I place penny's near each terminal and glue them down with a little silicone sealer. The copper and zinc cores of the penny's act as sacrificial anodes. Any acid vapors act on the Penney rather than the lead terminals. I use this method on all of my vehicles that use vented lead-acid batteries. It is not so necessary with AGM or sealed maintenance-free batteries. Costs just pennys- literally!


----------



## Johnny (Jun 25, 2017)

*I would like to see photos of those pennies after you remove them

welcome aboard, BTW*


.


----------



## richg99 (Jun 26, 2017)

Rivernut, great suggestion. I've never heard of that before.

Along with Johnny, I, too, want to see one after it does its job.

richg99

p,s, Welcome aboard.


----------



## Rivernut (Jun 27, 2017)

I have a pic of my car battery with penny's. These are about a year old. The penny's usually last 2 or 3 years. They frequently "go bad" by delaminating between the copper and zinc layers.


----------



## richg99 (Jun 27, 2017)

Well, "Click and Clack, the car guys" from PBS radio agree with you, mostly. Interesting read.
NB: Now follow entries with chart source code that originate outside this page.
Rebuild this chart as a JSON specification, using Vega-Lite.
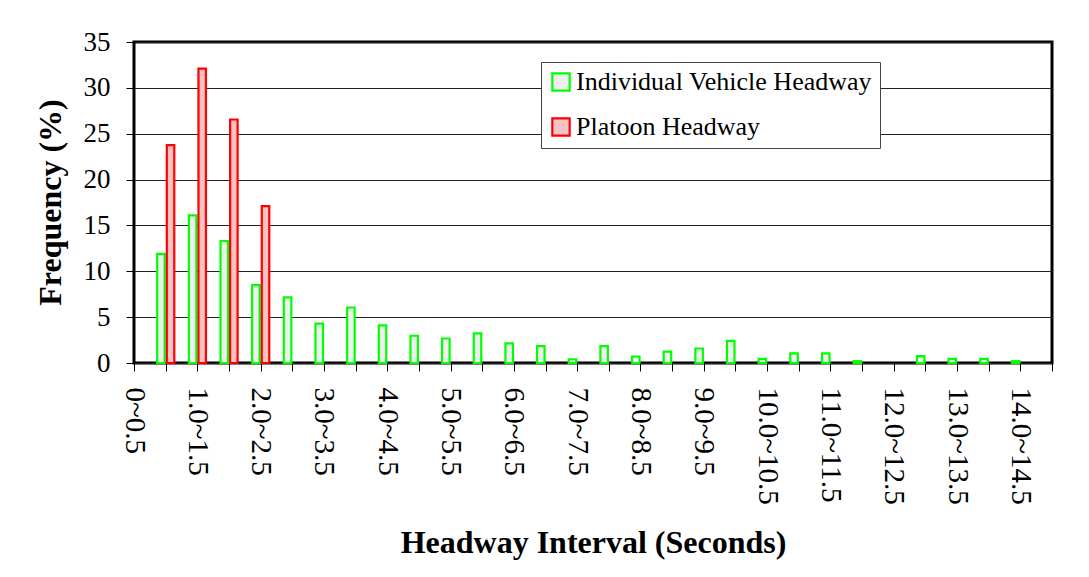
{
  "$schema": "https://vega.github.io/schema/vega-lite/v6.json",
  "width": 918,
  "height": 321,
  "autosize": "none",
  "padding": {"left": 134, "top": 42, "right": 37, "bottom": 214},
  "background": "white",
  "config": {
    "font": "Liberation Serif",
    "view": {"stroke": "black", "strokeWidth": 3},
    "axis": {
      "labelFont": "Liberation Serif",
      "titleFont": "Liberation Serif",
      "labelColor": "black",
      "titleColor": "black",
      "tickColor": "black",
      "tickWidth": 1,
      "tickSize": 8,
      "domain": false,
      "gridColor": "#222222",
      "gridWidth": 1,
      "gridOpacity": 1
    },
    "legend": {
      "labelFont": "Liberation Serif"
    }
  },
  "data": {
    "values": [
      {"interval": "0.5~1.0", "series": "Individual Vehicle Headway", "value": 11.9},
      {"interval": "1.0~1.5", "series": "Individual Vehicle Headway", "value": 16.1},
      {"interval": "1.5~2.0", "series": "Individual Vehicle Headway", "value": 13.3},
      {"interval": "2.0~2.5", "series": "Individual Vehicle Headway", "value": 8.5},
      {"interval": "2.5~3.0", "series": "Individual Vehicle Headway", "value": 7.15},
      {"interval": "3.0~3.5", "series": "Individual Vehicle Headway", "value": 4.3},
      {"interval": "3.5~4.0", "series": "Individual Vehicle Headway", "value": 6.05},
      {"interval": "4.0~4.5", "series": "Individual Vehicle Headway", "value": 4.1},
      {"interval": "4.5~5.0", "series": "Individual Vehicle Headway", "value": 2.97},
      {"interval": "5.0~5.5", "series": "Individual Vehicle Headway", "value": 2.67},
      {"interval": "5.5~6.0", "series": "Individual Vehicle Headway", "value": 3.22},
      {"interval": "6.0~6.5", "series": "Individual Vehicle Headway", "value": 2.13},
      {"interval": "6.5~7.0", "series": "Individual Vehicle Headway", "value": 1.83},
      {"interval": "7.0~7.5", "series": "Individual Vehicle Headway", "value": 0.41},
      {"interval": "7.5~8.0", "series": "Individual Vehicle Headway", "value": 1.83},
      {"interval": "8.0~8.5", "series": "Individual Vehicle Headway", "value": 0.71},
      {"interval": "8.5~9.0", "series": "Individual Vehicle Headway", "value": 1.25},
      {"interval": "9.0~9.5", "series": "Individual Vehicle Headway", "value": 1.58},
      {"interval": "9.5~10.0", "series": "Individual Vehicle Headway", "value": 2.42},
      {"interval": "10.0~10.5", "series": "Individual Vehicle Headway", "value": 0.46},
      {"interval": "10.5~11.0", "series": "Individual Vehicle Headway", "value": 1.04},
      {"interval": "11.0~11.5", "series": "Individual Vehicle Headway", "value": 1.04},
      {"interval": "11.5~12.0", "series": "Individual Vehicle Headway", "value": 0.2},
      {"interval": "12.5~13.0", "series": "Individual Vehicle Headway", "value": 0.74},
      {"interval": "13.0~13.5", "series": "Individual Vehicle Headway", "value": 0.46},
      {"interval": "13.5~14.0", "series": "Individual Vehicle Headway", "value": 0.46},
      {"interval": "14.0~14.5", "series": "Individual Vehicle Headway", "value": 0.2},
      {"interval": "0.5~1.0", "series": "Platoon Headway", "value": 23.75},
      {"interval": "1.0~1.5", "series": "Platoon Headway", "value": 32.1},
      {"interval": "1.5~2.0", "series": "Platoon Headway", "value": 26.55},
      {"interval": "2.0~2.5", "series": "Platoon Headway", "value": 17.1}
    ]
  },
  "encoding": {
    "x": {
      "field": "interval",
      "type": "ordinal",
      "sort": null,
      "scale": {
        "type": "point",
        "padding": 0,
        "domain": ["0~0.5", "0.5~1.0", "1.0~1.5", "1.5~2.0", "2.0~2.5", "2.5~3.0", "3.0~3.5", "3.5~4.0", "4.0~4.5", "4.5~5.0", "5.0~5.5", "5.5~6.0", "6.0~6.5", "6.5~7.0", "7.0~7.5", "7.5~8.0", "8.0~8.5", "8.5~9.0", "9.0~9.5", "9.5~10.0", "10.0~10.5", "10.5~11.0", "11.0~11.5", "11.5~12.0", "12.0~12.5", "12.5~13.0", "13.0~13.5", "13.5~14.0", "14.0~14.5", "14.5~15.0"]
      },
      "axis": {
        "title": "Headway Interval (Seconds)",
        "titleFontSize": 32,
        "titleFontWeight": "bold",
        "titleY": 189,
        "titleBaseline": "alphabetic",
        "labelAngle": 90,
        "labelAlign": "left",
        "labelBaseline": "middle",
        "labelFontSize": 29,
        "labelPadding": 16,
        "labelOverlap": false,
        "labelBound": false,
        "labelExpr": "test(/^[0-9]+\\.5~/, datum.value) ? '' : datum.value"
      }
    },
    "y": {
      "field": "value",
      "type": "quantitative",
      "scale": {"domain": [0, 35], "nice": false},
      "axis": {
        "title": "Frequency (%)",
        "titleFontSize": 32,
        "titleFontWeight": "bold",
        "titleX": -84,
        "titleY": 160,
        "titleBaseline": "middle",
        "titleAngle": -90,
        "values": [0, 5, 10, 15, 20, 25, 30, 35],
        "labelFontSize": 27,
        "labelPadding": 16,
        "grid": true
      }
    },
    "fill": {
      "field": "series",
      "type": "nominal",
      "scale": {"domain": ["Individual Vehicle Headway", "Platoon Headway"], "range": ["#efefef", "#f7c2c2"]},
      "legend": {
        "title": null,
        "orient": "none",
        "legendX": 407,
        "legendY": 20,
        "fillColor": "white",
        "strokeColor": "#444444",
        "padding": 7,
        "labelFont": "Liberation Serif",
        "labelFontSize": 26,
        "labelColor": "black",
        "labelLimit": 400,
        "symbolType": "square",
        "symbolSize": 300,
        "symbolStrokeWidth": 2.2,
        "rowPadding": 17,
        "labelOffset": 2
      }
    },
    "stroke": {
      "field": "series",
      "type": "nominal",
      "scale": {"domain": ["Individual Vehicle Headway", "Platoon Headway"], "range": ["#00ff00", "#ff0000"]},
      "legend": {
        "title": null,
        "orient": "none",
        "legendX": 407,
        "legendY": 20,
        "fillColor": "white",
        "strokeColor": "#444444",
        "padding": 7,
        "labelFont": "Liberation Serif",
        "labelFontSize": 26,
        "labelColor": "black",
        "labelLimit": 400,
        "symbolType": "square",
        "symbolSize": 300,
        "symbolStrokeWidth": 2.2,
        "rowPadding": 17,
        "labelOffset": 2
      }
    }
  },
  "layer": [
    {
      "transform": [{"filter": "datum.series === 'Individual Vehicle Headway'"}],
      "mark": {"type": "bar", "width": 7.5, "xOffset": -4.7, "strokeWidth": 2.2, "opacity": 1}
    },
    {
      "transform": [{"filter": "datum.series === 'Platoon Headway'"}],
      "mark": {"type": "bar", "width": 7.5, "xOffset": 4.9, "strokeWidth": 2.2, "opacity": 1}
    }
  ]
}
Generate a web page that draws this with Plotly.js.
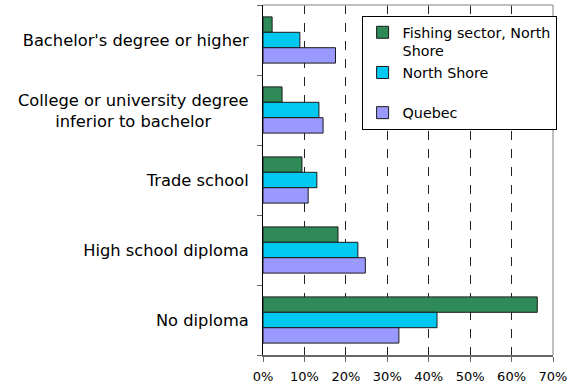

https://www.springfieldnewssun.com/classifieds/cars/penny-trick-with-battery-dream/ITEhZZ5llNGfYabMQWJ2yH/


----------



## mbweimar (Aug 16, 2017)

Rivernut is correct, the hydrogen gas given off my a charging battery is very corrosive. If the storage area is not properly vented, the gases will corrode anything around it...not to mention create an potentially explosive environment. This is the main reason I chose to go with AGM batteries for my recent Weldbilt build.


----------



## johnbt (Aug 20, 2017)

Hydrogen gas is explosive, but not usually corrosive (except during activities such as refining metal or welding, etc. where there is high temp, pressure, or a great deal of H contained - like a fuel cell or tank. Hydrogen embrittlement.)

Hydrogen gas is lighter than air, so it should just float up and away.

Of course, there are other gases that a battery can produce, like sulfur dioxide. The rotten egg smell.


----------



## earl60446 (Aug 21, 2017)

The truly frugal would grab a plastic jug, square shaped is best, cut it in half down the seam and strap it over the battery.
Another thing would be to cut some plastic off a small jug and cable tie to the top of the terminal.
Since it is under a cover no one will see just how "frugal" you can be and you can use that money on beer and cigars.

Not that I would do that.
I would haul it to the marina ($150 an hr) and have it all "expertly" done. :roll: 
Tim


----------



## richg99 (Aug 21, 2017)

Tim, you are my kind of guy. 

Of course, since I have a few bucks to spend on such a project, I might buy a WalMart cutting board and use it in the same way. 

richg99


----------